OMFG,it’s the exact same size.

Also,can you see? Can you see how one sleeve is twice as wide as the other? I’m not even sure how I managed that,to tell you the truth.

So to sum up:

1. I already have a hilariously oversized sweater. Not really looking for a second.

2. I can’t just remove the darts and re-seam the sides,because I picked up and knit the sleeves –so there would be that issue with the extra two inches of sleeve fabric to hide.

3. One of the sleeves is twice as wide as the other.

sienna finale

Sweater? I see no sweater here.

20 comments to Oops.

  • Josiane

    Oops indeed!
    I bet you’d have prefered to spend your newly increased knitting time on something else…but hey,that will be something else:it will be the best fitting sweater ever!

  • Oh. My. God. Oh,the pain! I’m shoving an extra-large bottle of your vice of choice through the modem in sympathy. Yikes!

    Um…When you forgive the yarn (of course it was the yarn,it wasn’t you,no way) will you be starting Sienna again,or trying a different pattern? Or is it too soon to face such a choice?::debates running for the hills after having the gall to ask::

  • LisaK

    Hate that!!! Love your sink though,so clean and shiny.

  • Carol

    Last winter I knit Ivy from Fall 2006 Knitty. In red. shorted it 4 inches because I am short. Had to unknit the first front twice,because my row gauge was off and I needed to decrese faster. It turned out huge around. the sleeves were way too puffy. So I came up with the brilliant idea to felt the thing and use the felted fabric to cut out and sew together a childs felted wool jacket. Turned out great.

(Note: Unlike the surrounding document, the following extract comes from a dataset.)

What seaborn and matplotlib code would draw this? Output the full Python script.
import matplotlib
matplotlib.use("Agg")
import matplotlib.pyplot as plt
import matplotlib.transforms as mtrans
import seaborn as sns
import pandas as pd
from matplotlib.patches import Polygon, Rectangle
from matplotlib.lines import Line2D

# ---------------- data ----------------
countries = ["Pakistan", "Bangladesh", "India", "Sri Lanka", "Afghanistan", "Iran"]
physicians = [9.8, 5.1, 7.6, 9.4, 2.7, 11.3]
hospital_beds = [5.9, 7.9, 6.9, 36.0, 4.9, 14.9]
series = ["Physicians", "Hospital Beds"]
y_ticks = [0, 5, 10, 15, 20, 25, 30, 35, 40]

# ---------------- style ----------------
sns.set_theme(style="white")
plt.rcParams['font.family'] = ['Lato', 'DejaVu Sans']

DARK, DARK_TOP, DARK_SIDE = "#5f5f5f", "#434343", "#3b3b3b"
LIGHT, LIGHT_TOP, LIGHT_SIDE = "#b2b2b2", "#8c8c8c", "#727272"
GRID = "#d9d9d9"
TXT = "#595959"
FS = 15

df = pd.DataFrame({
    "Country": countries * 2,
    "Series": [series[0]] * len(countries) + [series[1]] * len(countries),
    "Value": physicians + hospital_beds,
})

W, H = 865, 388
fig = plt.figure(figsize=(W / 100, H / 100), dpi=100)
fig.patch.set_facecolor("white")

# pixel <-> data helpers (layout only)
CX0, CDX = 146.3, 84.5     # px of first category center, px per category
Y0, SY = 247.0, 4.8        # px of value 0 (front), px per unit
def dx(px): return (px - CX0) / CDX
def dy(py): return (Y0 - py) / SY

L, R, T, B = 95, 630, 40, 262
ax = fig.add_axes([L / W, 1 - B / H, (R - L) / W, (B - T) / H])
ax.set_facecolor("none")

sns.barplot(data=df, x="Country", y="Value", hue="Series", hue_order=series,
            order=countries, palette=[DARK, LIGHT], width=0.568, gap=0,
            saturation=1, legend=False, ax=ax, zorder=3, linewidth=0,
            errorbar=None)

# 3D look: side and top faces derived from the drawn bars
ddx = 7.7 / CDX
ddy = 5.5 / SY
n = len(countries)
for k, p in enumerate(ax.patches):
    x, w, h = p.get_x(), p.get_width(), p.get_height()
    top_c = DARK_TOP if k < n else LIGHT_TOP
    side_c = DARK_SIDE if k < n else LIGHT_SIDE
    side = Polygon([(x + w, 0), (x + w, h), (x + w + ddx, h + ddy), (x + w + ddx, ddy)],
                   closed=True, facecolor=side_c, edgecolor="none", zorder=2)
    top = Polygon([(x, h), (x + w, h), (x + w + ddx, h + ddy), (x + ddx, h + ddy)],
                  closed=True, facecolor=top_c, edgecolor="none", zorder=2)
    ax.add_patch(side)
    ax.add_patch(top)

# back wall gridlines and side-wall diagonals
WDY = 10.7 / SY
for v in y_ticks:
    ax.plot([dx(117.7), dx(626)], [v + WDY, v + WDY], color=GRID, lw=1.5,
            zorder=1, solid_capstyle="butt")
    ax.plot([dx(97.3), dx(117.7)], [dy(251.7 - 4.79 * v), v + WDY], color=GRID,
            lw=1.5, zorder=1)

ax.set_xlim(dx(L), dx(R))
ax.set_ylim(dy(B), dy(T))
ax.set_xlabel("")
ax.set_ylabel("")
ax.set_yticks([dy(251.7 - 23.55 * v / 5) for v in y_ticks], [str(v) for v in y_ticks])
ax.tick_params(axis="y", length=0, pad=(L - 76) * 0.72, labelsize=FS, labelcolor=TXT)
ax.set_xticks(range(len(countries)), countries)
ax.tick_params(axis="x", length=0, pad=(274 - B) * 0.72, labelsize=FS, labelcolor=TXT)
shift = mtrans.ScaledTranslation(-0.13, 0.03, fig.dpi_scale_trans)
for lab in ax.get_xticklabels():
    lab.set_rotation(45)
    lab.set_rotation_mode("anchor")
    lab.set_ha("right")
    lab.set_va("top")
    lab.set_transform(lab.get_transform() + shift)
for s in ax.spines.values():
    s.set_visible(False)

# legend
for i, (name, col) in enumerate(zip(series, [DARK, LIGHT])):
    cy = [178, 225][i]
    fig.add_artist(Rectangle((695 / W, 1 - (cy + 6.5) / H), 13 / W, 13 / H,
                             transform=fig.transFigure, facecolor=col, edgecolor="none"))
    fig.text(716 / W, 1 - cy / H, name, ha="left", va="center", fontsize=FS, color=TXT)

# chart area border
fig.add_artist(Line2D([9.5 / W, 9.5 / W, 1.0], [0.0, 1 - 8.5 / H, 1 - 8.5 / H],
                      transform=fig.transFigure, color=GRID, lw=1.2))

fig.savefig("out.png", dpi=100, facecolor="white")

    I am almost done with a wrap front raglan sweater,knit from the top down.[I have tried on the sweater every 4 inches as I knit it] I used the Ivy cabling [really a traveling stitch] and am pleased with it so far. 3 more inches to the bottom edge and the sleeves. Of course,now it is 87degrees and too warm to knit my big wool sweater all iin one piece. Oh well.

    So,I can symphathize with the too big sweater. Did the yarn GROW when it got washed? Did you swatch and wash the swatch? I have learned to do this,it is important.

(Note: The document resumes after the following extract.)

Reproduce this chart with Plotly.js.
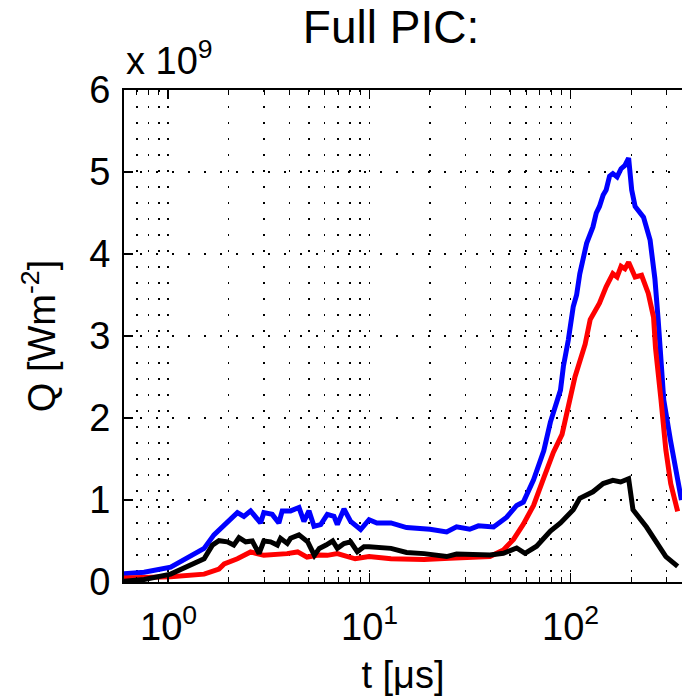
<!DOCTYPE html>
<html>
<head>
<meta charset="utf-8">
<script src="https://cdn.plot.ly/plotly-3.0.1.min.js"></script>
<style>html,body{margin:0;padding:0;background:#fff;}#chart{width:682px;height:698px;}</style>
</head>
<body>
<div id="chart"></div>
<script>
// ---- data (t in microseconds, Q in units of 1e9 W m^-2) ----
const tBlue = [0.6, 0.76, 1.03, 1.51, 1.69, 1.9, 2.21, 2.38, 2.57, 2.88, 2.99, 3.29, 3.55, 3.69, 4.06, 4.47, 4.73, 5.01, 5.31, 5.73, 6.18, 6.67, 6.93, 7.48, 8.07, 9.05, 9.96, 10.9, 12.8, 15.3, 18.7, 20, 24.2, 27.1, 31.5, 34.8, 41.4, 48.1, 53.9, 58.2, 65.4, 73.5, 79.3, 89, 92, 97.3, 103, 107, 111, 120, 129, 134, 139, 145, 150, 156, 162, 170, 178, 186, 194, 201, 209, 230, 248, 262, 272, 278, 290, 313, 333, 355];
const qBlue = [0.10, 0.12, 0.18, 0.41, 0.575, 0.70, 0.846, 0.80, 0.867, 0.72, 0.846, 0.825, 0.72, 0.867, 0.867, 0.908, 0.74, 0.867, 0.68, 0.70, 0.825, 0.80, 0.70, 0.89, 0.74, 0.64, 0.76, 0.72, 0.72, 0.664, 0.65, 0.643, 0.61, 0.672, 0.643, 0.685, 0.672, 0.79, 0.934, 0.975, 1.245, 1.6, 1.95, 2.34, 2.63, 2.95, 3.36, 3.5, 3.76, 4.13, 4.33, 4.5, 4.58, 4.72, 4.78, 4.95, 4.98, 4.94, 5.04, 5.08, 5.17, 4.78, 4.58, 4.45, 4.17, 3.7, 3.2, 2.83, 2.22, 1.73, 1.33, 1.0];

const tRed = [0.6, 1.03, 1.51, 1.79, 1.9, 2.21, 2.57, 2.99, 3.9, 4.4, 4.9, 5.6, 6.18, 6.93, 8.5, 9.96, 12.8, 18.7, 25, 39.7, 46.3, 52, 58.2, 65.4, 73.5, 82, 90.6, 97, 105, 118, 125, 139, 150, 162, 170, 178, 186, 194, 209, 225, 243, 258, 264, 281, 297, 314, 340];
const qRed = [0.05, 0.065, 0.096, 0.158, 0.22, 0.283, 0.367, 0.325, 0.346, 0.367, 0.304, 0.33, 0.325, 0.346, 0.283, 0.31, 0.283, 0.275, 0.29, 0.31, 0.39, 0.52, 0.705, 0.934, 1.27, 1.58, 1.8, 2.14, 2.5, 2.9, 3.2, 3.4, 3.6, 3.76, 3.72, 3.85, 3.82, 3.9, 3.72, 3.74, 3.52, 3.23, 2.85, 2.22, 1.61, 1.2, 0.86];

const tBlack = [0.6, 0.76, 1.03, 1.51, 1.66, 1.79, 1.97, 2.12, 2.25, 2.43, 2.62, 2.83, 2.99, 3.23, 3.49, 3.62, 3.91, 4.06, 4.47, 4.94, 5.33, 5.64, 6.09, 6.57, 6.93, 7.48, 8.07, 8.71, 9.4, 9.96, 12.8, 15.3, 18.7, 24.2, 27.1, 33, 39.7, 46.3, 53.9, 59.3, 67.7, 79.3, 89, 103, 111, 129, 145, 162, 177, 194, 204, 238, 264, 297, 340];
const qBlack = [0.01, 0.03, 0.096, 0.283, 0.45, 0.504, 0.49, 0.45, 0.54, 0.49, 0.50, 0.346, 0.50, 0.49, 0.45, 0.533, 0.47, 0.533, 0.575, 0.49, 0.325, 0.41, 0.45, 0.50, 0.41, 0.47, 0.49, 0.37, 0.43, 0.43, 0.41, 0.36, 0.346, 0.31, 0.34, 0.34, 0.33, 0.35, 0.415, 0.35, 0.436, 0.62, 0.72, 0.88, 1.02, 1.1, 1.2, 1.24, 1.22, 1.26, 0.88, 0.67, 0.51, 0.31, 0.19];

const xTickVals = [1, 10, 100];
const xTickText = ['10<sup>0</sup>', '10<sup>1</sup>', '10<sup>2</sup>'];
const xMinorVals = [0.7, 0.8, 0.9, 2, 3, 4, 5, 6, 7, 8, 9, 20, 30, 40, 50, 60, 70, 80, 90, 200, 300];
const yTickVals = [0, 1, 2, 3, 4, 5, 6];
const yTickText = ['0', '1', '2', '3', '4', '5', '6'];

// ---- styling ----
const FONT = 'Liberation Sans, Arial, Helvetica, sans-serif';
const tickFont = {family: FONT, size: 38, color: '#000'};
const lw = 5;

const traces = [
  {x: tBlue, y: qBlue, mode: 'lines', line: {color: '#0000ff', width: lw}, hoverinfo: 'skip'},
  {x: tRed, y: qRed, mode: 'lines', line: {color: '#ff0000', width: lw}, hoverinfo: 'skip'},
  {x: tBlack, y: qBlack, mode: 'lines', line: {color: '#000000', width: lw}, hoverinfo: 'skip'}
];

// x tick labels drawn as annotations so their vertical placement can be tuned
const xLabelAnns = xTickVals.map((v, i) => ({
  text: xTickText[i], xref: 'x', yref: 'paper', x: Math.log10(v), y: (582 - 650) / 492,
  xanchor: 'center', yanchor: 'bottom', showarrow: false, font: tickFont
}));

const layout = {
  width: 682, height: 698,
  margin: {l: 124, r: 0, t: 90, b: 116, pad: 0},
  paper_bgcolor: '#fff', plot_bgcolor: '#fff',
  showlegend: false,
  font: {family: FONT, color: '#000'},
  title: {text: 'Full PIC:', font: {family: FONT, size: 46, color: '#000'},
          x: 391 / 682, xref: 'container', xanchor: 'center',
          y: 1 - 27 / 698, yref: 'container', yanchor: 'middle'},
  xaxis: {
    type: 'log', range: [Math.log10(0.604), 2.553], autorange: false,
    tickmode: 'array', tickvals: xTickVals, ticktext: xTickText, showticklabels: false,
    ticks: 'inside', ticklen: 9, tickwidth: 1.5, tickcolor: '#000',
    showline: true, linecolor: '#000', linewidth: 2, mirror: 'ticks',
    showgrid: true, gridcolor: '#000', gridwidth: 1.5, griddash: '1.5px,14.5px',
    minor: {tickmode: 'array', tickvals: xMinorVals, ticks: 'inside', ticklen: 5, tickwidth: 1, tickcolor: '#000',
            showgrid: true, gridcolor: '#000', gridwidth: 1.5, griddash: '1.5px,14.5px'},
    zeroline: false, tickfont: tickFont,
    title: {text: 't [μs]', font: {family: FONT, size: 38, color: '#000'}, standoff: 78}
  },
  yaxis: {
    range: [0, 6], autorange: false,
    tickmode: 'array', tickvals: yTickVals, ticktext: yTickText,
    ticks: 'inside', ticklen: 9, tickwidth: 1.5, tickcolor: '#000',
    showline: true, linecolor: '#000', linewidth: 2, mirror: false,
    showgrid: true, gridcolor: '#000', gridwidth: 1.5, griddash: '1.5px,14.5px',
    zeroline: false, tickfont: tickFont, ticklabelstandoff: 4,
    title: {text: 'Q [Wm<sup>-2</sup>]', font: {family: FONT, size: 38, color: '#000'}, standoff: 22}
  },
  annotations: [
    {text: 'x 10<sup>9</sup>', xref: 'paper', yref: 'paper', x: 0, y: (582 - 84) / 492,
     xanchor: 'left', yanchor: 'bottom', showarrow: false,
     font: {family: FONT, size: 38, color: '#000'}}
  ].concat(xLabelAnns)
};

Plotly.newPlot('chart', traces, layout, {staticPlot: true, displayModeBar: false});
</script>
</body>
</html>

  • Oh nooooooo! That is heartbreaking. I have still yet to knit a sweater for myself (or any sweater larger than a 4T,to tell the truth),and stories like yours scare the poo out of me. I’m so sorry about your sweater.

  • I saw the photo of the yarn hanging from hangers in the Flickr photostream and I have to admit,I couldn’t wait for the blog post that I knew would follow.

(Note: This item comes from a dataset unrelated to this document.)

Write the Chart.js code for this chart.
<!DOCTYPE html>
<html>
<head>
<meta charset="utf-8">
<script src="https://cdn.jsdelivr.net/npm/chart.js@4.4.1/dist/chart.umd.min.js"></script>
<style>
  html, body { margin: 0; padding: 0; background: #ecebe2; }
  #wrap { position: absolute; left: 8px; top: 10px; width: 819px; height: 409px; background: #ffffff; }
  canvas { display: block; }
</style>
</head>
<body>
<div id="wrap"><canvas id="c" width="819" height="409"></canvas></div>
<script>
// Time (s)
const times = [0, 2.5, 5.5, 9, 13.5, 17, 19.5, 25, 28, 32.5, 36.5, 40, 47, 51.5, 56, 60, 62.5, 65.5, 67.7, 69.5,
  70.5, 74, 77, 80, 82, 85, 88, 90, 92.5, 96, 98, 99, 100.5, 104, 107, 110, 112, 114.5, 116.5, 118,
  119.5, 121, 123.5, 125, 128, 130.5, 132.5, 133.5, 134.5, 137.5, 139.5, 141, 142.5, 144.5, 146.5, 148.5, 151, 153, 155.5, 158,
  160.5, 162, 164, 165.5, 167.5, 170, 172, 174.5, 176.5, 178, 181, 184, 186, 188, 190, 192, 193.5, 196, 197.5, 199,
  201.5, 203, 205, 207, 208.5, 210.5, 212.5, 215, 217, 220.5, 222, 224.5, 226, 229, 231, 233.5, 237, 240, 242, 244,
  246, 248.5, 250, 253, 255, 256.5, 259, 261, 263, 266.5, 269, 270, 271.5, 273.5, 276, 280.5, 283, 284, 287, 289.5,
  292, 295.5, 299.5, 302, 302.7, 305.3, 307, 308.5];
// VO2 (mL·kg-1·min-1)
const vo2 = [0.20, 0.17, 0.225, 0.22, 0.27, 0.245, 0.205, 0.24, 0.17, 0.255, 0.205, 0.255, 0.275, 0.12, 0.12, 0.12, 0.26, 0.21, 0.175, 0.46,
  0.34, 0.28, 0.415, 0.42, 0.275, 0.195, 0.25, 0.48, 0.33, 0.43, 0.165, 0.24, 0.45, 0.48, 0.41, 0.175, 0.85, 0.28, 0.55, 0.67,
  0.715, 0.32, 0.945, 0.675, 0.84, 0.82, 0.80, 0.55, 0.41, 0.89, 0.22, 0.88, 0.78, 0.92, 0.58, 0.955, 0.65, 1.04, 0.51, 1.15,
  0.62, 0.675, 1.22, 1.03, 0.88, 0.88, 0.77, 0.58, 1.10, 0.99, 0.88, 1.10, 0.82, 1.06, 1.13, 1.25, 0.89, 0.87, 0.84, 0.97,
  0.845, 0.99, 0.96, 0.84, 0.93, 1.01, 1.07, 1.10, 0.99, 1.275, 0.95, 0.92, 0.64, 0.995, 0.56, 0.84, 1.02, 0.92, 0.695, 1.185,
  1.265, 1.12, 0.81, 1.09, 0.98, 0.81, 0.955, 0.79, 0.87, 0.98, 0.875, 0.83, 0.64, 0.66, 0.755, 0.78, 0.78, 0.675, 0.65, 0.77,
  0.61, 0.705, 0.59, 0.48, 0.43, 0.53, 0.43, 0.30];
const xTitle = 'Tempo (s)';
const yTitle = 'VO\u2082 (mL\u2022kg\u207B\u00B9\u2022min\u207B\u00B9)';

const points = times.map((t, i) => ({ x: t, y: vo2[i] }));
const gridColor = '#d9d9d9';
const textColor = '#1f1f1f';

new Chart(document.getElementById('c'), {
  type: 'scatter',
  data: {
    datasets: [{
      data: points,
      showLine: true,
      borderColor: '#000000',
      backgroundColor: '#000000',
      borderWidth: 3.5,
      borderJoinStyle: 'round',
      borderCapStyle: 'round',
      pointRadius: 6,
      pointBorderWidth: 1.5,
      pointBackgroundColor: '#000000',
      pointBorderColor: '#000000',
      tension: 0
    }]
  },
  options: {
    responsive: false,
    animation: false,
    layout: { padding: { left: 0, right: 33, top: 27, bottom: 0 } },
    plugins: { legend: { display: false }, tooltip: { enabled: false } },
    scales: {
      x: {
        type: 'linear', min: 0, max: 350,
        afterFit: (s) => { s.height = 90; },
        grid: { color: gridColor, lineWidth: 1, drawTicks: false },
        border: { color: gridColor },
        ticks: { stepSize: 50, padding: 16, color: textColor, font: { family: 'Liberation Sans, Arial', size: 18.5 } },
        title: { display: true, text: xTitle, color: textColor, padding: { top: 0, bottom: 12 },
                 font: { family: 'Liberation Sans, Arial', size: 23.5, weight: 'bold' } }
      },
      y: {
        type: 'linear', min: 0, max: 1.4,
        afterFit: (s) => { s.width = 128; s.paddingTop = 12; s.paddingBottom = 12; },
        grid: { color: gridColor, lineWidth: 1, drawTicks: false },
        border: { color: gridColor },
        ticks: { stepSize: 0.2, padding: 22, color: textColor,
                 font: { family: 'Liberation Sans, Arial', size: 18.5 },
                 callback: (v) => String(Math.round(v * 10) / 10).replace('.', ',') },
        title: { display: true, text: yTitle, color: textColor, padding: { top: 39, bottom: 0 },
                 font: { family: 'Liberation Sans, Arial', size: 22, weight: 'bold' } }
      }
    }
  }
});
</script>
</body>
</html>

    What a drag,to go through all that work and then rip it out,but you do make it so fun to read about. ;)

  • Aakkkk! Couldn’t you have maybe felted it just a bit or something?

  • The ultimate in froggingj! You are a very brave woman.

  • Poor girl! If you happen to be down south a bit (like SeaTac way) any time soon,give a holler and I’ll take you out for some coffee and chocolate.

  • Oh no! Oh,I hurt for you.

  • Jessica

    What Dave said…

    Why not try one of those plug in your numbers patterns like a Spincraft pattern (I’ve got some on my website,just take the word “blog”off my URL) or there are a couple of patterns on the net that might help you make a sweater that’s not for someone twice your size,etc…there’s probably more,but see below for some good free ones:


    Some day I’ll knit an adult sweater…have done a couple of vests &little kid sweaters &I’ve got a baby sweater from Cottage Creations (Little Lillie’s sweater) in progress…and it’s coming along nicely enough when I work on it…just hope I get it done before the baby is too big! :)


  • I had a thought. It seems like the two big sweaters you’ve knit,you’ve second-guessed the pattern. Also,I seem to remember a little girl’s knitted sweater (or jacket) where you almost freaked out and adjusted the sleeves,but ended up playing it straight and it worked. I’d recommend getting some cheap yarn and a simple pattern and just trying it straight. I know (from experience) that some of us may need to adjust the pattern to fit,but your recent forays into pattern adjustment have lead to MUCH too big sweaters. The patterns on Knitty usually go up to a decent size,so I’d try something down and dirty and fast,and don’t mess with it. Check the fit when you’re done to see how you might have revised it if you had to do it over,but START FRESH. NO OVER-ENGINEERING. :-)

  • just posting a test comment! :)

  • Gail

    What a heartbreaker!

  • That’s so utterly painful –I’m sorry! At least you had the courage to frog;I’m still at the point of alternately staring at and ignoring my Central Park Hoodie with the wonky sleeve.

  • Patti

    Oh noes!

  • D’oh diddly dammit!

    (as they say in my country)

  • I like to put an in-progress sweater down on top of an existing sweater that fits ok,periodically,as I knit.

    Then I have at least a partial clue how I’m doing,fit-wise……..

    Without that,I don’t know how I would begin to end up with something that fit.

    Good for you for ripping now,rather than putting it,whole,in the back of a closet as I would have done!

  • I love that you took a picture of your empty sink and Mt. Dishmore. I would totally do something like that.

    Maybe your next sweater for yourself should be knit top down,so you can try it on as you go —eliminates a lot of guesswork (and frogging).